Information supplied
+--

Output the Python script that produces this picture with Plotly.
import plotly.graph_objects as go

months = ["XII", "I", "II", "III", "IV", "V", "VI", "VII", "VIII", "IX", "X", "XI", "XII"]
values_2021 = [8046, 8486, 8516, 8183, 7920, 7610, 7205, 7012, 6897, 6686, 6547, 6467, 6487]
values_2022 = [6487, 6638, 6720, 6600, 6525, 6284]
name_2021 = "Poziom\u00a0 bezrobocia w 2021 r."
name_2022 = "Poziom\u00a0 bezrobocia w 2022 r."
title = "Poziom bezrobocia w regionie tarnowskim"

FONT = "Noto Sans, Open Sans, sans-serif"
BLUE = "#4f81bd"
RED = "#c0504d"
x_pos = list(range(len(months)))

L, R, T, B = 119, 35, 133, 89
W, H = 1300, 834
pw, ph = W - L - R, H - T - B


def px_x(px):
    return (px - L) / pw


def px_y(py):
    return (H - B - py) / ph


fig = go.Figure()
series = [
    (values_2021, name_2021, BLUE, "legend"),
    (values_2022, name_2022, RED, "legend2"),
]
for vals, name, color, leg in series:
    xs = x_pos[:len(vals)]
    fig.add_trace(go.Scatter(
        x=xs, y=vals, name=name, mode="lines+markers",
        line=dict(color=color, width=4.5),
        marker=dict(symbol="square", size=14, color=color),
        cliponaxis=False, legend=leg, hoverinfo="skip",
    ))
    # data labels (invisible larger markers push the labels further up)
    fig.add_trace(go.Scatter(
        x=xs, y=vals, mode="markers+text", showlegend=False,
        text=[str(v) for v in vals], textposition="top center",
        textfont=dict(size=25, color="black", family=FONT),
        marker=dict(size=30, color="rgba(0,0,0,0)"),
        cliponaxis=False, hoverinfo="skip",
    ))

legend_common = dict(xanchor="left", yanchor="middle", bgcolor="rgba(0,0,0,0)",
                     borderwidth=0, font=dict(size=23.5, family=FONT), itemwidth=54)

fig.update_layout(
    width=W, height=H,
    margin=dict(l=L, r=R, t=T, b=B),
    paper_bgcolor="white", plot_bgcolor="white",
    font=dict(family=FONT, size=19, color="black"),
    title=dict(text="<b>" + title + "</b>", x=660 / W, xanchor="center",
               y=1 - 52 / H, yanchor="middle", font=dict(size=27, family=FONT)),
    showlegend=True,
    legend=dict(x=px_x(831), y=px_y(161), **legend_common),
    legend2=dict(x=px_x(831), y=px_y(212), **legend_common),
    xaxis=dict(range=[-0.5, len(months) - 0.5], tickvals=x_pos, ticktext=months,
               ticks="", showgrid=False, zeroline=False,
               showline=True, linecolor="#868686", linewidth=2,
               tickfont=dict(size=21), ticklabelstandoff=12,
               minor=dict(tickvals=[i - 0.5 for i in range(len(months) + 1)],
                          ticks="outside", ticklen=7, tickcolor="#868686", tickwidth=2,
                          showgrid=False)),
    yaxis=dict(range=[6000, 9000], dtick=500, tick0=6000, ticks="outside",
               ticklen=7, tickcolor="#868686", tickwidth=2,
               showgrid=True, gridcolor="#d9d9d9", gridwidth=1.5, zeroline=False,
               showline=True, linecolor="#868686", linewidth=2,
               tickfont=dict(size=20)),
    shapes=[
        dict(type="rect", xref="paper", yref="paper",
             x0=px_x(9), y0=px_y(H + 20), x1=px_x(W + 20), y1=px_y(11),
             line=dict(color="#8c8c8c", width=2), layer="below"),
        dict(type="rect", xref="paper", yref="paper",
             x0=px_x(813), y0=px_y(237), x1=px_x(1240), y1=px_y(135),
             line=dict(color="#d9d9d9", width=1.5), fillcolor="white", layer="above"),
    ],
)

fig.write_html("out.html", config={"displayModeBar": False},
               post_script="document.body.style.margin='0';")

+--

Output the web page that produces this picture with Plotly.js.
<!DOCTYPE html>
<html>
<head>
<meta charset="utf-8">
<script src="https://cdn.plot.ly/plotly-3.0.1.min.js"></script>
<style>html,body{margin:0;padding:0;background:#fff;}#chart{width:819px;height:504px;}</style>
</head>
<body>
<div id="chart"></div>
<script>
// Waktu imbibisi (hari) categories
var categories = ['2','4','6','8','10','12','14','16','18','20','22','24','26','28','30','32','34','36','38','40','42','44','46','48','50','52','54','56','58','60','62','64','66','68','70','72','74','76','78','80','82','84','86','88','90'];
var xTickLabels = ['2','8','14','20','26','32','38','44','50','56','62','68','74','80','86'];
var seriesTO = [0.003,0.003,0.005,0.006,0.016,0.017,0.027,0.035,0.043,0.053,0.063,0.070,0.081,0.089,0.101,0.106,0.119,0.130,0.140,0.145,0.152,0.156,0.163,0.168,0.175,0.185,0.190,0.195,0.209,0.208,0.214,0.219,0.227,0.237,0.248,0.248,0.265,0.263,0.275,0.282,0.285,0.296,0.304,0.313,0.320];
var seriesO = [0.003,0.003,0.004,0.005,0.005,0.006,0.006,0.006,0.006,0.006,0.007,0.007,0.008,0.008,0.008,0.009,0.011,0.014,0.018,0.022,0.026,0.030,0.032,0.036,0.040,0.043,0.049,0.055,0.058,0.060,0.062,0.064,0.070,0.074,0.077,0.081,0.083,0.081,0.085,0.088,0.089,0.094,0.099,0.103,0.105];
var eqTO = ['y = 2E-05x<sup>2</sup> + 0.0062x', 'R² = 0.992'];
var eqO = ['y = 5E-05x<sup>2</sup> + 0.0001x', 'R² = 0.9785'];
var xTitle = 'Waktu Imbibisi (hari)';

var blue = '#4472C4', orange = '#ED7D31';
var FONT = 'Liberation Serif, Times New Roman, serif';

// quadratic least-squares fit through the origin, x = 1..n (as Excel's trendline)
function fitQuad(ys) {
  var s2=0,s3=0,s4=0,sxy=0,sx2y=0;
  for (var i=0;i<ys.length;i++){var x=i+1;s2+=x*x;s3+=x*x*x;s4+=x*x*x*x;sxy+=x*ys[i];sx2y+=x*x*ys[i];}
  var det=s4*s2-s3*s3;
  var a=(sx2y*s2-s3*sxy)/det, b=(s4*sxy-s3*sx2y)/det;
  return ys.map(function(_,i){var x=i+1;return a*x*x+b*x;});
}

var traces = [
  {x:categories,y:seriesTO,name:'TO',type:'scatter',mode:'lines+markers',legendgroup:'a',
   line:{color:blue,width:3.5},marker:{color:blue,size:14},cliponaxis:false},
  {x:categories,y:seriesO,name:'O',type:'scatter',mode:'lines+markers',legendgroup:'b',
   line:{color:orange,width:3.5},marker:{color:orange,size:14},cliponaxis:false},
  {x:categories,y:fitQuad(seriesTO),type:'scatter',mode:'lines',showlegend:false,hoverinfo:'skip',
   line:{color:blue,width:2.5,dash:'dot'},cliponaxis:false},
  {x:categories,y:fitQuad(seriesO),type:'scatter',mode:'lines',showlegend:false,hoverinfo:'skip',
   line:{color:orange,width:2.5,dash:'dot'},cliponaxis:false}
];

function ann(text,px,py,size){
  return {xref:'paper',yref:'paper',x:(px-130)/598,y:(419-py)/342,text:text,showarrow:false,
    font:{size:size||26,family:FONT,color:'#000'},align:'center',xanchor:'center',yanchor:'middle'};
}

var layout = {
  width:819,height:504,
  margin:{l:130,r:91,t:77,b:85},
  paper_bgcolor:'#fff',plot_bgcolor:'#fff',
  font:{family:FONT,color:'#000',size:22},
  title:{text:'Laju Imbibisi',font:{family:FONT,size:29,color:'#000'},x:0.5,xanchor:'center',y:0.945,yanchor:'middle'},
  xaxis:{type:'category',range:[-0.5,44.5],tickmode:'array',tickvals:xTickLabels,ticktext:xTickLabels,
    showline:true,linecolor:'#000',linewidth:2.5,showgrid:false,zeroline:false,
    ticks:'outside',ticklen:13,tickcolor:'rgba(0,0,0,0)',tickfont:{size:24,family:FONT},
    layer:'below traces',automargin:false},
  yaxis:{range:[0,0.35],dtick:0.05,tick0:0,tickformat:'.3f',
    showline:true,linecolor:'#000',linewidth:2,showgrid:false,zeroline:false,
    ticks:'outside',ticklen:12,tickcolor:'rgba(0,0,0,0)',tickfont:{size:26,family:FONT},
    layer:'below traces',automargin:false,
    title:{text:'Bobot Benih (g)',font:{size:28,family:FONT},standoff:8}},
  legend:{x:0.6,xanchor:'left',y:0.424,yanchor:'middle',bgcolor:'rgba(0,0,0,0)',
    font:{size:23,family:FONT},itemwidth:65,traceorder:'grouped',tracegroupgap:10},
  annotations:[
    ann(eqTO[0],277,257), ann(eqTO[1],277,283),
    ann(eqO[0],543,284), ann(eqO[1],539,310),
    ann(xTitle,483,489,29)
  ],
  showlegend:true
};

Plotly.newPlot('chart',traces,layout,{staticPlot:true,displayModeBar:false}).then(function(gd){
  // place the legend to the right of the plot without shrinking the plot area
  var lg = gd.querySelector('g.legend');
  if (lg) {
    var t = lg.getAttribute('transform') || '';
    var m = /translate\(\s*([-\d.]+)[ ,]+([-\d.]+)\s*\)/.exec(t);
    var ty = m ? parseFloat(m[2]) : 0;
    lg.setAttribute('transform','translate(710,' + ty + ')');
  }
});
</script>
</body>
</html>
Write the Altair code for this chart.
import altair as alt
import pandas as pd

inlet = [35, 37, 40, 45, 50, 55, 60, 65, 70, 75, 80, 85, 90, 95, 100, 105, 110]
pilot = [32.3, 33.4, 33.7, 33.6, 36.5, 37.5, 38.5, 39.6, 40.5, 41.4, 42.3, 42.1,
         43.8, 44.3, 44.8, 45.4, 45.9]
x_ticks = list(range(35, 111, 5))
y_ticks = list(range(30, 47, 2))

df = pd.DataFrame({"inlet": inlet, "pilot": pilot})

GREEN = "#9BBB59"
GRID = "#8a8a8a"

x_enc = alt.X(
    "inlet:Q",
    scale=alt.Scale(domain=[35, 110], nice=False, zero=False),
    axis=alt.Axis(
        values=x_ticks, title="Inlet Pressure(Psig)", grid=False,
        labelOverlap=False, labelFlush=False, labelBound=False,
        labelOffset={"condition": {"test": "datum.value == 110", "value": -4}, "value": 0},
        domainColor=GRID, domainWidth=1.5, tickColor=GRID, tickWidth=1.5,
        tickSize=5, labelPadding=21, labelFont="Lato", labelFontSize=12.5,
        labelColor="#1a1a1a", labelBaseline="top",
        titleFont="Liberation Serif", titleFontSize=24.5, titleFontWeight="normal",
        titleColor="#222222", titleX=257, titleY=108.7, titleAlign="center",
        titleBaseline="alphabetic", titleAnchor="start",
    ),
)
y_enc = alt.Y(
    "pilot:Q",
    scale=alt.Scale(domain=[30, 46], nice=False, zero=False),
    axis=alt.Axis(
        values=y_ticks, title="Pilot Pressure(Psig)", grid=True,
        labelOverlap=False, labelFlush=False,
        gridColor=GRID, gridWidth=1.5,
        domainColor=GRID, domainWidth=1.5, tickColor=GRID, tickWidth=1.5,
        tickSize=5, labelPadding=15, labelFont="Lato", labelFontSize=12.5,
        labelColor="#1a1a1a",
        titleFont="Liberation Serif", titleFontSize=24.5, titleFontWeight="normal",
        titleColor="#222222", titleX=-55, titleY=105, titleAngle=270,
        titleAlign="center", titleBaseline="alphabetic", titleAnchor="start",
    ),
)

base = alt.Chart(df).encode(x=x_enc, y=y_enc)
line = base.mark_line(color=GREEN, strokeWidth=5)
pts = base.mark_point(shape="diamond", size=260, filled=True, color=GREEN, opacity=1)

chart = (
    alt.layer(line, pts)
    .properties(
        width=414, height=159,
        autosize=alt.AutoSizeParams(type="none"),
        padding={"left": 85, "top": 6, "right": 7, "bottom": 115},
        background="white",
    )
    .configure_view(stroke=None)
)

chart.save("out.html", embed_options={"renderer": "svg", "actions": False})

+--

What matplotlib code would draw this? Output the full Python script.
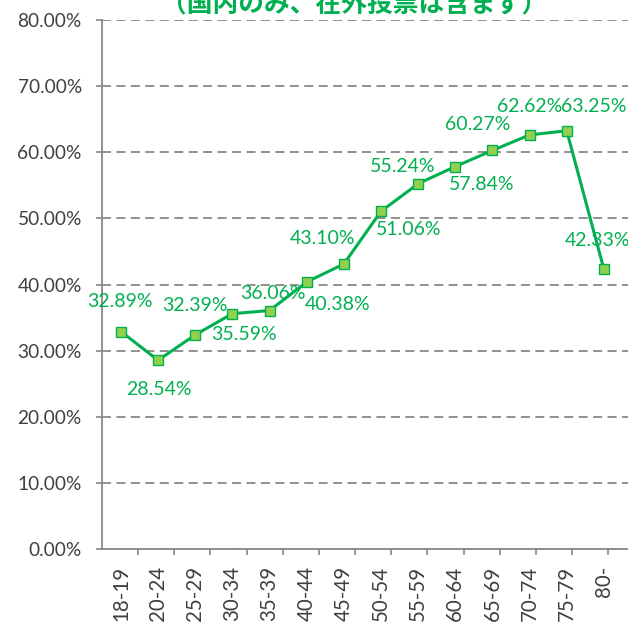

+--

The problem
Using the listing above, show every line that includes the string "Output".

Finished exercise
Output the Python script that produces this picture with Plotly.
Output the web page that produces this picture with Plotly.js.
What matplotlib code would draw this? Output the full Python script.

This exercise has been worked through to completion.